Key Notes Regarding Read Replica
Before we proceed further, consider some of the key notes regarding Read Replicas:
- It is a best practice to configure a read replica in the same way a master DB instance is configured.
- The only supported database engines for read replicas include: MariaDB, Microsoft SQL Server, MySQL, Oracle, and PostgreSQL.
- The default storage type of a read replica is the same as that of the source DB instance. The storage type can also be changed while creating the read replica.
- Please note that while changing the storage size allocated to a read replica, you cannot increase it by a value less than 10 percent.
- Circular replication is not supported by Amazon RDS.
- Replicas of different DB engines have several differences.
- A short I/O suspension occurs while creating a read replica.
- For creating a read replica, automatic backups should be set to enabled on the source DB instance. This can be done by setting the backup retention period value greater than ‘0’.
Creating Read Replicas from AWS Management Console
Before we proceed with the read replica, get your DB instance started and running. Now head to the RDS management console, here we can see our DB instance ‘database-1’ which is based on MySQL DB is running:
Note: To create a read replica we can use AWS console, AWS CLI and RDS API.

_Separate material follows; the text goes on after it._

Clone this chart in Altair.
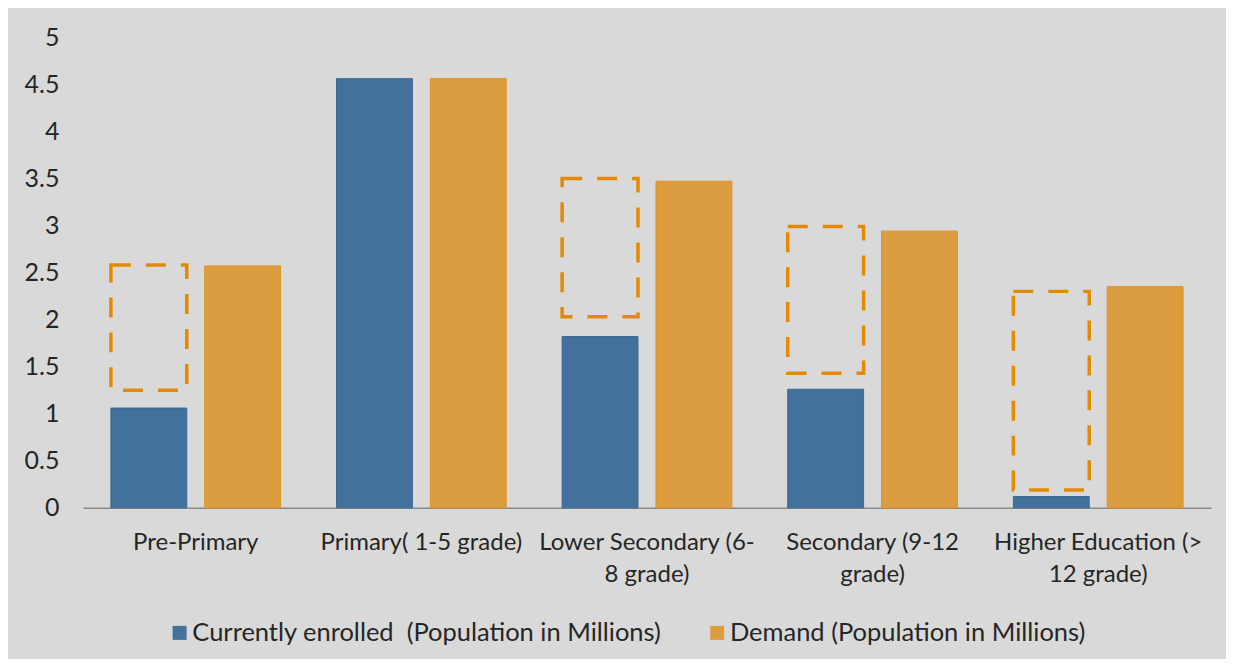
import altair as alt
import pandas as pd

categories = ["Pre-Primary", "Primary( 1-5 grade)", "Lower Secondary (6-|8 grade)",
              "Secondary (9-12|grade)", "Higher Education (>|12 grade)"]
series = ["Currently enrolled \u00a0(Population in Millions)", "Demand (Population in Millions)"]
enrolled = [1.06, 4.56, 1.82, 1.26, 0.12]
demand = [2.57, 4.56, 3.47, 2.94, 2.35]

gap_cats = ["Pre-Primary", "Lower Secondary (6-|8 grade)", "Secondary (9-12|grade)",
            "Higher Education (>|12 grade)"]
gap_low = [1.25, 2.03, 1.43, 0.19]
gap_high = [2.58, 3.50, 2.99, 2.30]

y_ticks = [0, 0.5, 1, 1.5, 2, 2.5, 3, 3.5, 4, 4.5, 5]

rows = []
for c, e, d in zip(categories, enrolled, demand):
    rows.append({"cat": c, "series": series[0], "value": e})
    rows.append({"cat": c, "series": series[1], "value": d})
bars_df = pd.DataFrame(rows)
gaps_df = pd.DataFrame({"cat": gap_cats, "series": [series[0]] * len(gap_cats),
                        "low": gap_low, "high": gap_high})

FONT = "Lato"
TXT = "#262626"

x = alt.X("cat:N", sort=categories, title=None,
          scale=alt.Scale(paddingInner=0, paddingOuter=0),
          axis=alt.Axis(title=None, labelExpr="split(datum.label, '|')", labelAngle=0,
                        ticks=False, domainColor="#898989", domainWidth=1.5,
                        labelFont=FONT, labelFontSize=24, labelColor=TXT,
                        labelPadding=23, labelLineHeight=32, labelLimit=400))
xoff = alt.XOffset("series:N", sort=series,
                   scale=alt.Scale(domain=series, paddingInner=0.1915, paddingOuter=0.298))
y = alt.Y("value:Q", title=None, scale=alt.Scale(domain=[0, 5]),
          axis=alt.Axis(title=None, values=y_ticks, grid=False, domain=False, ticks=False,
                        format="~g",
                        labelFont=FONT, labelFontSize=25, labelColor=TXT, labelPadding=24))

bars = alt.Chart(bars_df).mark_bar(strokeWidth=1).encode(
    x=x, xOffset=xoff, y=y,
    color=alt.Color("series:N", sort=series,
                    scale=alt.Scale(domain=series, range=["#41719c", "#dc9d40"]),
                    legend=alt.Legend(title=None, orient="none", legendX=84, legendY=583,
                                      direction="horizontal", symbolType="square",
                                      symbolSize=196, labelFont=FONT, labelFontSize=25.5,
                                      labelColor=TXT, columnPadding=42, labelOffset=0,
                                      symbolStrokeWidth=0, labelLimit=700)),
    stroke=alt.Stroke("series:N", sort=series,
                      scale=alt.Scale(domain=series, range=["#3a6891", "#e0921c"]),
                      legend=None),
)

gaps = alt.Chart(gaps_df).mark_bar(fillOpacity=0, stroke="#e38b00", strokeWidth=3.5,
                                   strokeDash=[20, 15]).encode(
    x=alt.X("cat:N", sort=categories, title=None),
    xOffset=alt.XOffset("series:N", sort=series),
    y=alt.Y("high:Q", title=None),
    y2="low:Q",
)

chart = alt.layer(bars, gaps).properties(
    width=1129, height=471,
    autosize=alt.AutoSizeParams(type="none"),
    padding={"left": 75, "top": 29, "right": 15, "bottom": 151},
    background="#d9d9d9",
).configure_view(stroke=None)

chart.save("out.html", embed_options={"renderer": "svg", "actions": False})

Our primary database configuration is as follows:
DB instance identifier: ‘database-1’
Database engine: MySql
Database version: 8.0.28
Master username: ‘Your-username’
Master password: ‘Your-password’
DB instance class: db.t2.micro (Free-tier)
Storage size: 20 GiB
Public Access: ‘No’
Automated backups: ‘Enabled’
With the above DB configuration we will now continue with the read replica:
Step 1. From the RDS management console, select the target DB instance. Now click on the ‘Action’ drop down menu located above and choose the option ‘Create read replica’:
Step 2. On the next page, some settings are already pre-selected based on the best practice approach. Here we are sticking to the best practice, but we are free to change them.
Step 3. Under the ‘Replica source’, choose the source DB instance for the read replica. Enter a name for the Read Replica DB instance (‘DBreplica’ in our case). Also choose a region for launching the read replica. We have selected the same region for the read replica as that of the DB instance.
We are sticking to the preselected settings for DB instance class and storage details.
The storage auto-scaling option is already enabled under the Storage section.
Step 4. Under Multi-AZ deployment you can create fallback support or standby for the replica by selecting ‘yes’. For now we are skipping this option:
Step 5. Our read replica is not publicly accessible as we have chosen the ‘Not publicly accessible’ option. Also the database authentication is based on ‘Password authentication’.
Step 6. Since we have not enabled the encryption option for the source DB instance, we have also skipped it here. In the same way the monitoring, logging option and deletion protection are left untouched.
Step 7. Inside the Additional configuration option of the database, the port value can be changed to other than the default value. To copy the tags to snapshots, check the ‘Copy tags to snapshots’ checkbox. The IAM DB authentication can be enabled for managing the database via an IAM user. One more optional thing you can do is to enable minor database updates.
Step 8. Now click the ‘Create read replica’ button to start the replica creation process.
If you prefer to use the AWS CLI way, you can create the read replica by using the ‘create-db-instance-read-replica’ command with the required cli options:
$ aws rds create-db-instance-read-replica --db-instance-identifier DBreplica --source-db-instance-identifier database-1 --max-allocated-storage 1000
In this guide, we have seen how to create a read replica for a MySql database. Read replicas provides you with an asynchronously copied read-only version of the primary database, thereby providing you scalability as well as a standby recovery database.